To everything there is a season and a time to every purpose under Heaven.
Ecclesiastes 3:1
I have often wondered why things happen in our lives. If human beings are molecular structures of neurons and protons woven together by our individual DNA, can science explain the events of our lives? If we are created by God, in His or Her image, can religion answer this question? Maybe life is just random – a combination of events that occur within the framework of time and space for no apparent reason. Perhaps humans, as a supposedly evolved species, like to find meaning behind these events as a way to make sense of our vast world and our individual lives. Maybe it is all of these things or maybe it is none.
My mother, devout Lutheran that she is, would say that it is the hand of God that determines our destiny. Life is not random or without meaning, it is created by God and infused with His purpose. My father, the thoughtful, philosophical one, would tell me the significance is not in the answer to the question, but in the asking of the question itself. As for me and my life, I think much of it is simply the result of timing.
My mere existence is explained by timing. My maternal grandmother, a labor and delivery nurse, loved to tell me the story of how I was a full month overdue. So comfy in my mother’s womb, I just didn’t want to come into the world as my own person. My mother later laughed at her recollection of events and confided “I was not pregnant with you for 10 months. Grandma and Grandpa wouldn’t let me and dad get married unless we had to so we told them I was pregnant. When they agreed to let us get married, we had to hurry up and get pregnant. You came right on time.” Were it not for their creative problem solving skills, and my quick conception, I wouldn’t be. I was three months old when my father had the diving accident that broke his neck in three places rendering him paralyzed from the neck down and unable to conceive a child. Timing.

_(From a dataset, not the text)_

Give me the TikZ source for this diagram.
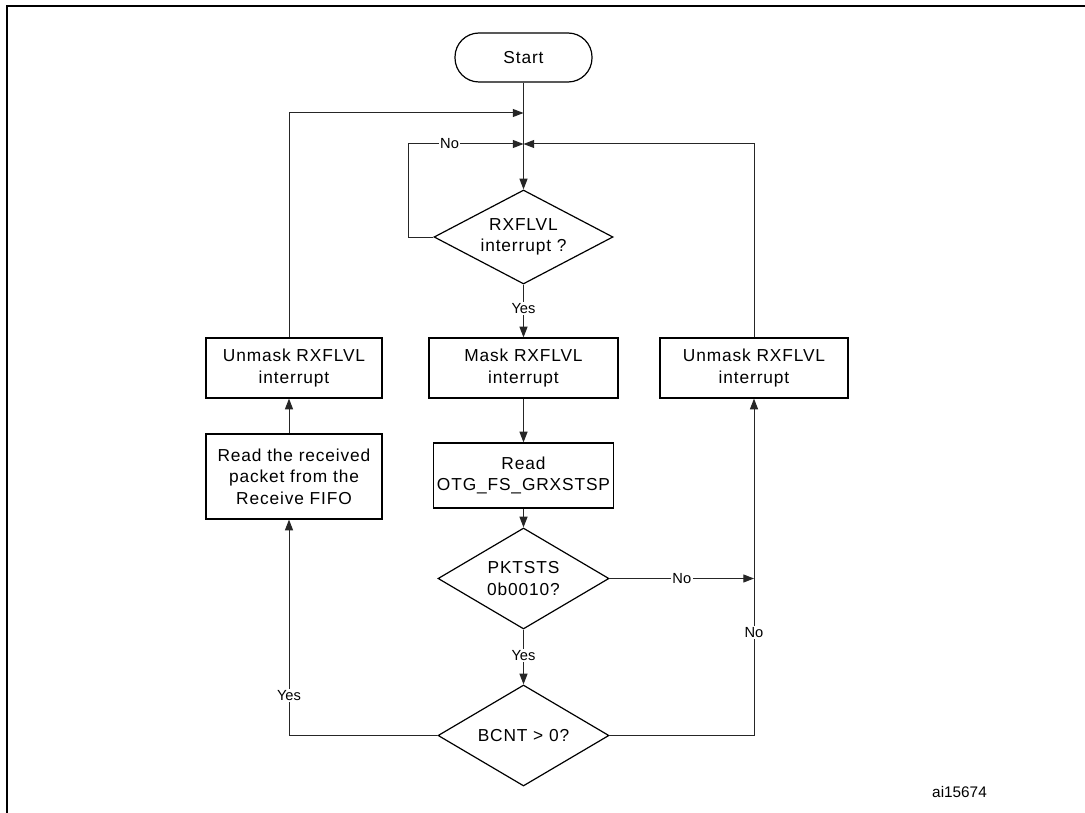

It was timing that allowed my Cambodian born brother, Quynh, to be my brother. Twenty-five families had been called by a social worker before us. Either not home or not able to take a child at that point, our name came up on the list. He and two other unaccompanied minors were already on a U.S. bound plane from Thailand and the social worker needed an answer “right now” or she would need to move on to the next family on her list. Two days later, we loaded everyone into the family van and met my brother in the airport. Timing.
A perfectly timed phone call explains how my first child, Micaah, entered my world. The call from the social worker came while both of my parents were away. I was a twenty-year old college student living in my parent’s basement when the phone rang. As a foster home, we often got calls from placement workers trying to find homes for children. There was an urgency in this worker’s voice when she told me “I need to find a home for this child right now.” I said “yes” and a couple of hours later, after picking him up from Children’s Hospital, my sister carried him through the back door and into the forefront of my life.
It was timing that allowed Micaah, my foster brother at the time, to later become my son. I submitted all of the paperwork to become a licensed foster parent shortly after his arrival and just prior to my twenty-first birthday. I was told that it would go into effect when I turned twenty-one (a licensing requirement) which happened to be on Mother’s Day that year. The significance of this timing was not lost on me! I had always felt that I was destined to be a mother to hurting children.
I just happened to shut the vacuum cleaner off in time to hear the phone ringing when the placing worker called looking for a home for Kyelaya and Jonah. Had my timing been a bit off and the vacuum cleaner continued to drown out the sounds of a ringing phone, maybe I would have never met my children. Instead, my life was instantaneously and forever changed. Moments after I finished vacuuming, I was in the car and on my way to pick up this brother and sister duo who, in time, I would later adopt.
It was timing that Ryan and I met and later married when we did. Had we met in high school, neither of us would have given the other the time of day. He was too much of a rocker, grease monkey, stoner for me and he would have thought I was too virtuous and straight-laced for him. Had we met shortly after his divorce, he would have still been in his misogynist, all women are evil, mind frame and I would have been in my self-declared years of celibacy focusing all of my energy on raising the hurting children that were being placed in my foster home. Had we met then we would have both looked the other way and walked in opposite directions.
After arriving late to our own wedding, in time we blended his two children and my three into a newly created family. Over time, our family continued to grow with foster children, informal foster children, birth children and grandchildren.
And it is because of Myotonic Dystrophy, a cruel disease threatening to rob me of my time left on earth, that I now sit down and write my life stories – both true and fictional. I need to do it now, before I run out of time.